Records: SEC v. Boveda Asset Management Inc., Civil Action No. 21-cv-05321 (N.D. Ga. Filed December 29, 2021) is an action which names as defendants the registered investment adviser and its owner, George Witherspoon, Jr. The complaint seeks the production of materials requested by the inspection staff of the agency which Defendants have failed to produce since 2014. The complaint alleges violations of Advisers Act Section 203A. The case is pending. See Lit. Rel. No. 25299 (January 4, 2022).

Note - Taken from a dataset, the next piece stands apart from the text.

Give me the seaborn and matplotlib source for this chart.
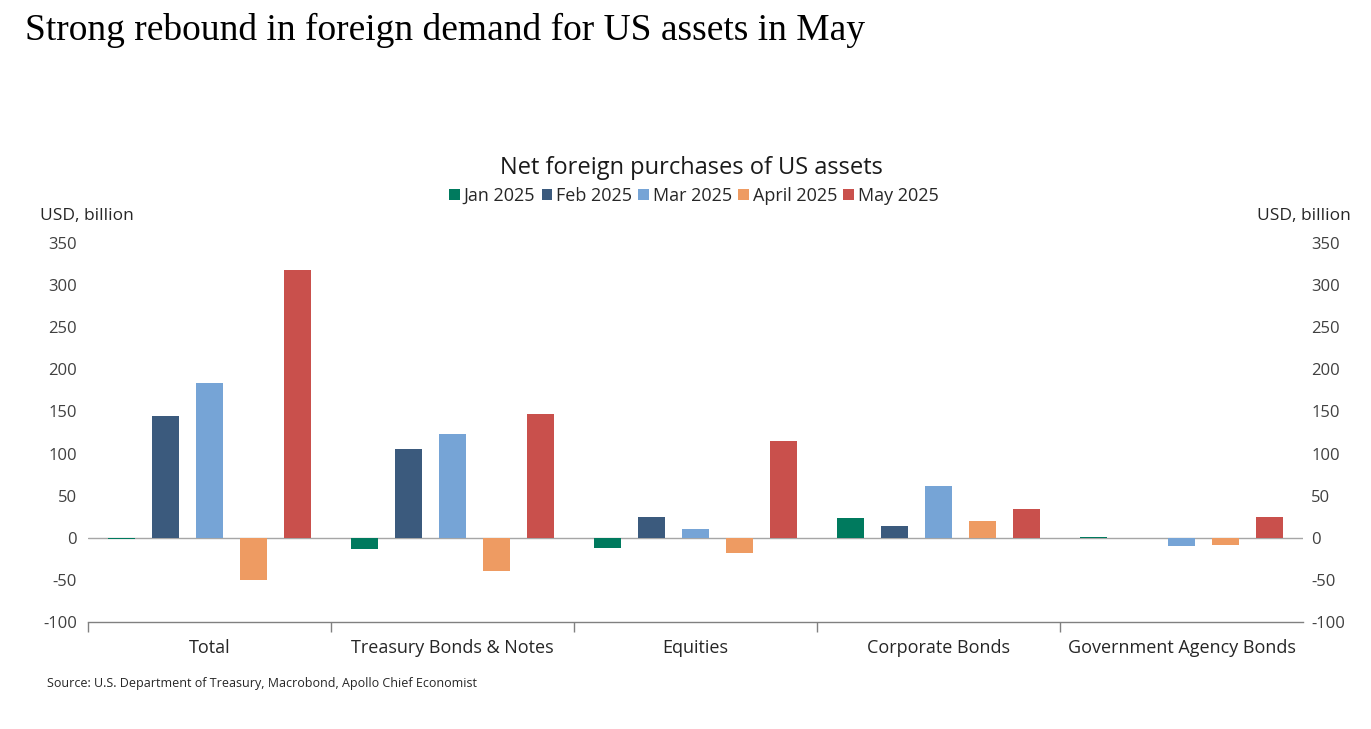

Offering fraud: SEC v. Shumake, Civil Action No. 21-cv-12193 (E.D. Mich.) is a previously filed action which has been partially settled. The complaint named as defendants Robert Shumake, Nocole Birch, former CEO of crowdfunding issuer Transatlantic Real Estate, LLC and its CEO Vincent Petrescu. The complaint claimed that Mr. Shumake, along with Defendant Birch, conducted a fraudulent crowdfunding offering through Transatlantic Real Estate, a cannabis company. The complaint also alleges that Messrs. Shumake and Birch raised over $1 million form retail investors through Transatlantic Real Estate while concealing Mr. Birch’s prior criminal conviction. The funds were diverted to the personal use of Defendants Shumake and Birch. Defendant Vincent Perescu is alleged to have ignored red flags about Mr. Shumake’s criminal history and participation in the offerings. Defendants Birch Petrescu and TruCrowd resolved the charges. Each consented to the entry of final judgements based on Section 4A(a)(5) of the Securities Act along with Rule 301(c)(2) thereunder. The judgments order the payment by Mr. Birch, Mr. Petrescu and TruCrowd, respectively, of $200,000, $9,700, and $97,500 along with prejudgment interest. An officer and director bar was ordered aginst against Mr. Birch. In addition, Mr. Birch is precluded from appearing and practicing before the Commission as an attorney and representing clients during investigations. Mr. Petrescu was suspended from practice before the Commission as an accountant with the right to apply for reentry after three years. See Lit. Rel. No. 25298 (January 3, 2022).
Publication: The Financial Conduct Authority published changes to LIBOR as of year end 2021 (here).